“Has any era felt that it had less time than ours?” ask the editors of n+1. “A sense of speedup has obliterated, as in a lightning war, the time-saving promise of the technologies of the past.”
Take that warning to heart and slow down to read the new winter issue of n+1 titled “Throwback” (No. 21, $14.95). The highlight is a collection of pieces about labor and magazines, which will fascinate anyone interested in the future (and the past) of literary journalism.
• Daniel Menaker, who worked at the New Yorker for 20 years, offers a sharp record of efforts to unionize the magazine in the mid 1970s. This is not another witty reminiscence about the privilege of working for the world’s most prestigious publication. Menaker lays into fabled New Yorker editor William Shawn and quotes at length from his memos about the destruction that a union would bring down on the magazine. “My blood still boils,” Menaker writes, “when I recall Shawn’s blustering, often incomprehensible self-righteousness.” While conceding that Shawn was a brilliant editor, Menaker writes that “his personality contained a combination of qualities anathematic to the graceful relinquishing of power: genius, industry, a martyr’s demeanor, and a fanaticism about the New Yorker that he proclaimed so loudly and so tirelessly that it convinced others — and maybe even himself — that actions he might be taking to preserve his own preeminence were merely actions taken to preserve the preeminence of the publication.” In the end, Menaker says, “I was the only editor at the magazine who signed a union card.”

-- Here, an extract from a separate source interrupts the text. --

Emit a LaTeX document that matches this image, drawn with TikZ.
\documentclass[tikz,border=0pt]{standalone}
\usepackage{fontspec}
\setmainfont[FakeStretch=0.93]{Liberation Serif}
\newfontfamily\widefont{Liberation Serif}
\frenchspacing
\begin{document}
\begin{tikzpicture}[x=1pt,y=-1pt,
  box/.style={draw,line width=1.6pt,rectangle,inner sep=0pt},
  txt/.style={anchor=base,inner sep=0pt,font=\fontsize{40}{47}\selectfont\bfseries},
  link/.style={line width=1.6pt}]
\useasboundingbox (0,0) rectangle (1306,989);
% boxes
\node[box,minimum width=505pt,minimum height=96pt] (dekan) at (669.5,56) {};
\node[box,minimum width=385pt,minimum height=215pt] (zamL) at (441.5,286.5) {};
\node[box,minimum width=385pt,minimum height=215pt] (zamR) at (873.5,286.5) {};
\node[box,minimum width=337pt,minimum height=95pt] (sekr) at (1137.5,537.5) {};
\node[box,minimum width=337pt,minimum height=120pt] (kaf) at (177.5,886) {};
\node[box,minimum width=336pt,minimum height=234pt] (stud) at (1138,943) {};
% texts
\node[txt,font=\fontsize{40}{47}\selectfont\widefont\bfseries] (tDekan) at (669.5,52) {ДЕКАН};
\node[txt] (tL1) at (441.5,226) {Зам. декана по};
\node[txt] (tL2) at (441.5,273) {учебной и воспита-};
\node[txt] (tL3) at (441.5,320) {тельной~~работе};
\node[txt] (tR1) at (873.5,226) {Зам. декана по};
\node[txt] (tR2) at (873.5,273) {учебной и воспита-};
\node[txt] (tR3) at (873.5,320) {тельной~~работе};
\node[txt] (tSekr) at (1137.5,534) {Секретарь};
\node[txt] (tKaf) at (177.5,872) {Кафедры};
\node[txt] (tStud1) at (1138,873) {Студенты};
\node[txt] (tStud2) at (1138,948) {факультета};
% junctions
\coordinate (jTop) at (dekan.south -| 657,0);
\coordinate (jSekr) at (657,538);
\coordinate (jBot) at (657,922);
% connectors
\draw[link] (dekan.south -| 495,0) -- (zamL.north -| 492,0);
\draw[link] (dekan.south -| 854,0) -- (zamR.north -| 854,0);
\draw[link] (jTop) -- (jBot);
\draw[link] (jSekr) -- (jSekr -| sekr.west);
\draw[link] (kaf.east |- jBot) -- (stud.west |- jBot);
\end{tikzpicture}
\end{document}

• Another tough union fight is described by Gemma Sieff, who worked at Harper’s during the staff’s conflict a few years ago with “Rick” MacArthur. The agitator in this piece is the magazine’s (former) literary editor, Ben Metcalf, “who had something of a sinecure. . . . He was an ex-bon vivant, a confidant, a raconteur, and a responsible gossip.” Sieff is candid about her ambivalence. “I was confused by the fight,” she writes, “which seemed to me less unionization drive than cage match between two beloved obsoletes, old publishing and the brilliant eccentric, who belonged on the same team.”

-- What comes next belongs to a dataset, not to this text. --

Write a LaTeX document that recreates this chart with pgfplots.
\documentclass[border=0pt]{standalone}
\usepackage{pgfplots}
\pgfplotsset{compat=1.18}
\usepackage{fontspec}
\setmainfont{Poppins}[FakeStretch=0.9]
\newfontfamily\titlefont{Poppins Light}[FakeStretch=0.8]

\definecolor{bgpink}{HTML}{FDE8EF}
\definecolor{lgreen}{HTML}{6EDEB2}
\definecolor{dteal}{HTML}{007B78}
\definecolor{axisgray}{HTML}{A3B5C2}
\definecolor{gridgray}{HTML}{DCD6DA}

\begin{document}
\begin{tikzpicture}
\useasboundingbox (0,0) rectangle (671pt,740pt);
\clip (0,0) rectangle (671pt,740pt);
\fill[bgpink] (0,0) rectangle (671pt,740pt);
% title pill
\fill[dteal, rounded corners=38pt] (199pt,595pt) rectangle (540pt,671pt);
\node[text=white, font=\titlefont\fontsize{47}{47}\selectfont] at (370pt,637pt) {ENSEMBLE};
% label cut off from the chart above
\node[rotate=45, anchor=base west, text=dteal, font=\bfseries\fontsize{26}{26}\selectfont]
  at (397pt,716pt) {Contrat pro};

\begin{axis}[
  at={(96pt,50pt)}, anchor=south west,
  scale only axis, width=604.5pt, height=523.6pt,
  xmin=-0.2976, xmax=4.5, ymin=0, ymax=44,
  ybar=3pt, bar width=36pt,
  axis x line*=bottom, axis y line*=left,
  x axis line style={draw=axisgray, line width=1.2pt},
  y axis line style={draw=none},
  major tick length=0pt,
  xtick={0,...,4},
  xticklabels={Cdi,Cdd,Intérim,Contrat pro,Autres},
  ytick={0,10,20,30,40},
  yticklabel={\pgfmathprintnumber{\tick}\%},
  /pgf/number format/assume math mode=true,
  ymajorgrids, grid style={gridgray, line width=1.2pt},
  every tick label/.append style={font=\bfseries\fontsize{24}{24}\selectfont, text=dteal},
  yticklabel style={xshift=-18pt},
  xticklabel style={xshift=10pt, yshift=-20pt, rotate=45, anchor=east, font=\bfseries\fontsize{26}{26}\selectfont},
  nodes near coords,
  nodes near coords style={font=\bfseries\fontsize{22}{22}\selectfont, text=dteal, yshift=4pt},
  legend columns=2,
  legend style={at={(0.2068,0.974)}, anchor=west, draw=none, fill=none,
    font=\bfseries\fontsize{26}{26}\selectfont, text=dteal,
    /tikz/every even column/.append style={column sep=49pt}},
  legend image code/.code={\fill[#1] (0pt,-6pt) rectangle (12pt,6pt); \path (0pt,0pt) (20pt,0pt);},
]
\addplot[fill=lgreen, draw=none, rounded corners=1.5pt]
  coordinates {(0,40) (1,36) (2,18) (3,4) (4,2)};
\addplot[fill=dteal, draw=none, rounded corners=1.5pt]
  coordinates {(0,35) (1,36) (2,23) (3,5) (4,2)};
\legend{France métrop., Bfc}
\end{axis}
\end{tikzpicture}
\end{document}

• Maxine Phillips, the former executive editor of Dissent, offers a bracing history of the journal’s — and the staff’s — precarious finances but also a sense of just how exciting it’s been to work for a cause they believe in. “After all,” she asks, “how many people in this country got to do what they loved when they went into their workplace?” That enjoyment, though, shouldn’t mean that writers and editors must starve. “Freelancers may be willing to work for our noncompetitive rates in order to get the exposure,” she says, “but they do have to be paid.”
• And finally, n+1 turns its attention to its own labor history. Keith Gessen, one of the founding editors, recalls those days — 10 years ago — when “everyone was a volunteer.” Particularly helpful outsiders were paid in whiskey. Total revenue was about $75,000 a year. “Was the magazine exploiting everyone?” he asks. “It sure felt like it. . . . We just wanted to build this thing and get it out into the world, and we were willing to sacrifice a lot of time and effort to make that happen.” His piece ends with a witty anecdote about a staff member trying to cash a rare paycheck. The bank balked, insisting that “n+1 may be an illegal front of some kind.”
• And don’t miss the trenchant letter at the very back of the issue from Susie Cagle and Manjula Martin. They call out liberal journals for exploiting labor just as effectively as the fat cats of corporate America: “When small publications deem themselves entitled to free labor, when editors take offense at writers’ discussion of low pay rates, when they presume being paid undercuts a writer’s artistic integrity and purity, they’re operating from a position of bad faith and extreme privilege.”
In other words, stop eating your young.